Coffee and Robotics

     This past December Dave Gilbert of CNN posted an article titled "How rodents and coffee could shape future space robots," and it immediately caught my eye. Who knew that coffee and space robots could be used in the same sentence (or robots for that matter)? As a result of research by Cornell, the University of Chicago, iRobot Corp and Liquidia, robotic grippers can now be made with just a latex balloon and coffee granules.

     At The Neutral Ground Coffeehouse, coffee beans are ground up into loose power and then packed into a “puck” so that pressurized water can be pushed through to make a concentrated espresso shot. Similarly, vacuum sealed coffee is like a brick until it is opened and the grains come loose. Researchers undoubtedly have realized the benefits of a material that can be loose and conform to the shape of an object it grasps, but can also become tightly packed when it pinches and holds onto something. As 2010 "jamming gripper" researcher Heinrich Jaeger notes, the coffee-based gripper doesn't require a lot of surface area to hold onto something, either.

     This new technology is proving to have more uses than originally thought, according to co-founder of the UK's Bristol Robotics Laboratory (BRL) and robotics expert Alan Winfield.
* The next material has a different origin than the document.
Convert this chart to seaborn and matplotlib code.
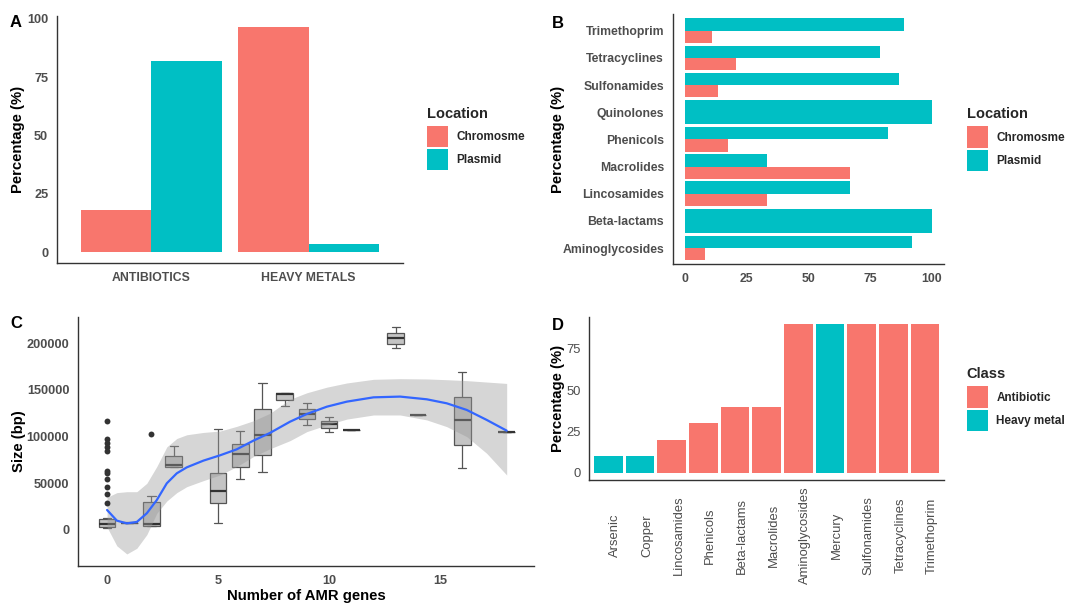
import numpy as np
import pandas as pd
import matplotlib
matplotlib.use("Agg")
import matplotlib.pyplot as plt
from matplotlib.patches import Patch
from matplotlib.transforms import ScaledTranslation
import seaborn as sns

sns.set_style("white")
plt.rcParams["font.family"] = ["Liberation Sans", "DejaVu Sans"]

# ---------------- data ----------------
# Panel A
a_types = ["ANTIBIOTICS", "HEAVY METALS"]
a_chromosome = [18.2, 96.5]
a_plasmid = [81.8, 3.5]

# Panel B (None = no chromosomal gene)
b_classes = ["Trimethoprim", "Tetracyclines", "Sulfonamides", "Quinolones", "Phenicols",
             "Macrolides", "Lincosamides", "Beta-lactams", "Aminoglycosides"]
b_plasmid = [88.9, 79.2, 86.8, 100.0, 82.4, 33.3, 66.7, 100.0, 92.1]
b_chromosome = [11.1, 20.8, 13.2, None, 17.6, 66.7, 33.3, None, 7.9]

# Panel C: box summaries (bp) per number of AMR genes
c_genes = [0, 1, 2, 3, 5, 6, 7, 8, 9, 10, 11, 13, 14, 16, 18]
c_min = [1800, 7100, 4000, 67900, 7100, 55000, 61800, 133200, 112500, 105400, 107100, 194600, 123200, 66800, 105000]
c_q1 = [3600, 7100, 4300, 67900, 28600, 67100, 80400, 139300, 118600, 109000, 107100, 199600, 123200, 91400, 105000]
c_med = [6800, 7100, 6400, 69600, 41400, 81400, 101800, 145700, 124300, 113200, 107100, 205400, 123200, 118200, 105000]
c_q3 = [11400, 7100, 29600, 79000, 61400, 92500, 129300, 146400, 129300, 116400, 107100, 211400, 123200, 142900, 105000]
c_max = [13000, 7100, 36800, 90000, 108200, 106000, 157900, 146400, 135700, 120700, 107100, 217100, 123200, 169600, 105000]
c_out_x = [0, 0, 0, 0, 0, 0, 0, 0, 0, 0, 0, 2]
c_out_y = [117000, 97500, 93600, 89300, 85000, 63600, 60700, 54300, 46400, 38200, 29300, 102500]
# loess fit and confidence band (bp)
c_fit_x = [0, 0.44, 0.89, 1.34, 1.79, 2.24, 2.69, 3.14, 3.59, 4.34, 5.09, 5.84, 6.59, 7.34,
           8.24, 9.0, 9.9, 10.8, 12.0, 13.2, 14.4, 15.3, 16.2, 17.1, 18.0]
c_fit = [21400, 10000, 7100, 8600, 17900, 32100, 50000, 60700, 67100, 74300, 80000, 86400, 95700, 104000,
         116000, 124300, 132100, 137500, 142100, 142900, 140000, 135700, 128600, 117900, 106400]
c_hi = [35000, 40000, 41000, 41000, 50000, 68000, 89000, 98000, 102000, 104500, 106000, 111000, 117000, 125000,
        140000, 147000, 153000, 157500, 161400, 162100, 161800, 161000, 160000, 158500, 157000]
c_lo = [3000, -17000, -25700, -19600, -5000, 17900, 31000, 40000, 46400, 52900, 58900, 67900, 78600, 87000,
        95700, 105400, 112500, 118800, 123200, 123200, 117900, 110700, 100000, 82100, 58900]

# Panel D
d_names = ["Arsenic", "Copper", "Lincosamides", "Phenicols", "Beta-lactams", "Macrolides",
           "Aminoglycosides", "Mercury", "Sulfonamides", "Tetracyclines", "Trimethoprim"]
d_pct = [10, 10, 20, 30, 40, 40, 90, 90, 90, 90, 90]
d_class = ["Heavy metal", "Heavy metal", "Antibiotic", "Antibiotic", "Antibiotic", "Antibiotic",
           "Antibiotic", "Heavy metal", "Antibiotic", "Antibiotic", "Antibiotic"]

RED, TEAL = "#F8766D", "#00BFC4"
W, H = 1066, 608
fig = plt.figure(figsize=(W / 100, H / 100), dpi=100)


def add_ax(l, t, r, b):
    return fig.add_axes([l / W, 1 - b / H, (r - l) / W, (b - t) / H])


def style(ax, size=8.8):
    sns.despine(ax=ax)
    for s in ("left", "bottom"):
        ax.spines[s].set_color("#333333")
        ax.spines[s].set_linewidth(1.0)
    ax.tick_params(length=3.8, width=0.9, color="#333333", labelcolor="#4D4D4D",
                   pad=2.5, labelsize=size)


def ylab(ax, text, px_x, l, r):
    ax.set_ylabel(text, fontsize=10.7, fontweight="bold", color="black", va="center")
    ax.yaxis.set_label_coords((px_x - l) / (r - l), 0.5)


def legend(ax, title, labels, colors, x_px, top_px):
    handles = [Patch(facecolor=c, edgecolor="none") for c in colors]
    leg = ax.legend(handles, labels, title=title, loc="upper left",
                    bbox_to_anchor=(x_px / W, 1 - top_px / H), bbox_transform=fig.transFigure,
                    frameon=False, borderpad=0, borderaxespad=0, handlelength=1.8,
                    handleheight=2.4, handletextpad=0.7, labelspacing=0.17, fontsize=8.5,
                    title_fontproperties={"weight": "bold", "size": 10.5}, alignment="left")
    for t in leg.get_texts():
        t.set_fontweight("bold")
    leg._legend_box.sep = 3.6  # gap between title and keys (points)
    return leg


# ---------------- Panel A ----------------
dfA = pd.DataFrame({
    "Type": a_types * 2,
    "Percentage": a_chromosome + a_plasmid,
    "Location": ["Chromosme"] * 2 + ["Plasmid"] * 2,
})
axA = add_ax(57, 15.7, 403, 263.3)
sns.barplot(data=dfA, x="Type", y="Percentage", hue="Location", order=a_types,
            hue_order=["Chromosme", "Plasmid"], palette=[RED, TEAL], width=0.9,
            saturation=1, legend=False, ax=axA, linewidth=0)
style(axA)
axA.set_xlim(-0.6, 1.6)
axA.set_ylim(-4.83, 101.33)
axA.set_yticks([0, 25, 50, 75, 100], ["0", "25", "50", "75", "100"], fontweight="bold", fontsize=9.2)
axA.set_xticks([0, 1], a_types, fontweight="bold")
axA.set_xlabel("")
ylab(axA, "Percentage (%)", 18.5, 57, 403)
legend(axA, "Location", ["Chromosme", "Plasmid"], [RED, TEAL], 427, 106.7)

# ---------------- Panel B ----------------
rows = []
for c, p, ch in zip(b_classes, b_plasmid, b_chromosome):
    if ch is not None:
        rows.append((c, "Plasmid", p))
        rows.append((c, "Chromosme", ch))
dfB = pd.DataFrame(rows, columns=["Class", "Location", "Percentage"])
dfB1 = pd.DataFrame([(c, p) for c, p, ch in zip(b_classes, b_plasmid, b_chromosome) if ch is None],
                    columns=["Class", "Percentage"])
axB = add_ax(672.7, 14.4, 944, 264.3)
sns.barplot(data=dfB, y="Class", x="Percentage", hue="Location", order=b_classes,
            hue_order=["Plasmid", "Chromosme"], palette=[TEAL, RED], width=0.9,
            saturation=1, legend=False, orient="h", ax=axB, linewidth=0)
sns.barplot(data=dfB1, y="Class", x="Percentage", order=b_classes, color=TEAL, width=0.9,
            saturation=1, orient="h", ax=axB, linewidth=0)
style(axB)
axB.set_xlim(-5, 105)
axB.set_ylim(8.6, -0.6)
axB.set_xticks([0, 25, 50, 75, 100], ["0", "25", "50", "75", "100"], fontweight="bold")
axB.set_yticks(range(len(b_classes)), b_classes, fontweight="bold")
axB.set_xlabel("")
ylab(axB, "Percentage (%)", 558, 672.7, 944)
legend(axB, "Location", ["Chromosme", "Plasmid"], [RED, TEAL], 966.7, 107.3)

# ---------------- Panel C ----------------
xs, ys = [], []
for g, a, b, m, c, d in zip(c_genes, c_min, c_q1, c_med, c_q3, c_max):
    xs += [g] * 5
    ys += [a, b, m, c, d]
dfC = pd.DataFrame({"genes": xs, "size": ys})
axC = add_ax(78, 316.7, 534, 566)
sns.boxplot(data=dfC, x="genes", y="size", native_scale=True, whis=(0, 100), width=0.75,
            color="#C4C4C4", saturation=1, linecolor="#555555", linewidth=0.9, fliersize=0,
            medianprops={"linewidth": 1.6, "color": "#333333"}, ax=axC)
sns.scatterplot(x=c_out_x, y=c_out_y, color="#333333", s=18, linewidth=0, ax=axC, zorder=3)
axC.fill_between(c_fit_x, c_lo, c_hi, color="#999999", alpha=0.4, linewidth=0, zorder=2.5)
sns.lineplot(x=c_fit_x, y=c_fit, color="#3366FF", linewidth=1.6, ax=axC, zorder=3)
style(axC, 9.2)
axC.set_xlim(-1.31, 19.23)
axC.set_ylim(-38600, 228500)
axC.set_xticks([0, 5, 10, 15], ["0", "5", "10", "15"], fontweight="bold")
axC.set_yticks([0, 50000, 100000, 150000, 200000],
               ["0", "50000", "100000", "150000", "200000"], fontweight="bold")
axC.set_xlabel("Number of AMR genes", fontsize=10.7, fontweight="bold", color="black", va="center")
axC.xaxis.set_label_coords(0.5, -(596 - 566) / (566 - 316.7))
ylab(axC, "Size (bp)", 19.5, 78, 534)

# ---------------- Panel D ----------------
dfD = pd.DataFrame({"Name": d_names, "Percentage": d_pct, "Class": d_class})
axD = add_ax(589.3, 316.7, 944, 480.4)
sns.barplot(data=dfD, x="Name", y="Percentage", hue="Class", order=d_names,
            hue_order=["Antibiotic", "Heavy metal"], palette=[RED, TEAL], dodge=False,
            width=0.9, saturation=1, legend=False, ax=axD, linewidth=0)
style(axD, 9.4)
axD.set_xlim(-0.6, 10.6)
axD.set_ylim(-4.5, 94.5)
axD.set_yticks([0, 25, 50, 75], ["0", "25", "50", "75"])
axD.set_xticks(range(len(d_names)), d_names, rotation=90, ha="center", va="center", fontsize=9.4)
axD.tick_params(axis="x", pad=36)
for lbl in axD.get_xticklabels():
    lbl.set_transform(lbl.get_transform() + ScaledTranslation(7 / 100, 0, fig.dpi_scale_trans))
axD.set_xlabel("")
ylab(axD, "Percentage (%)", 558.3, 589.3, 944)
legend(axD, "Class", ["Antibiotic", "Heavy metal"], [RED, TEAL], 966.7, 367.3)

# ---------------- panel letters ----------------
for letter, x, y in [("A", 15.5, 22.5), ("B", 557.5, 23), ("C", 16, 323), ("D", 557.5, 325)]:
    fig.text(x / W, 1 - y / H, letter, fontsize=12, fontweight="bold", ha="center",
             va="center", color="black")

fig.savefig("out.png", dpi=100, facecolor="white")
It is possible that these coffee-grip robots can be used to collect samples on rover missions in outer space. Oftentimes robots need to collect and analyze rock samples found on planets, and the soft gripper works to grasp these samples while conforming to the object and not damaging them.

     As for the "rodent" side to this story, teams at the UK's Bristol Robotics Laboratory (BRL) are working to develop the "Shrewbot," in honor of the Etruscan shrew, to determine if a robot can use sense to discover its surroundings without vision as animals like mice and shrews do. The robot is equipped with artifical whiskers like those of its furry comrades. Team leader Martin Pearson mentions that this work is mainly to further biologists' understanding of animals' sensory functions. However, he also notes that this kind of robotic application could be used to explore smoke-filled rooms, inspect pipelines in deep ocean waters, and possibly even wander planets where there is limited vision because of lack of light or a thick atmosphere. Alan Winfield notes that these whiskers take in information at the root -- in theory they could be damaged at the tips if they brush against rock or other materials, but still function properly.

     This is a great development for robotics. We now have grippers made using just a balloon and coffee grinds that could allow us to collect information on samples in space that may have otherwise been crushed by a less gentle gripping mechanism. And the "Shrewbot" uses whiskers that could have interesting applications in murky places where vision might not be that useful. Although these applications are still in development, I find the multitude of possibilities for them very promising. There is a chance that one day, planets with otherwise heavy atmospheres could be explored, information could be mined by whiskers instead of cameras, and fragile samples can be collected by a gripper made out of coffee beans. Yet, Winfield reminds us that these type of robots are still in development and shouldn't be expected to be running through space any time soon.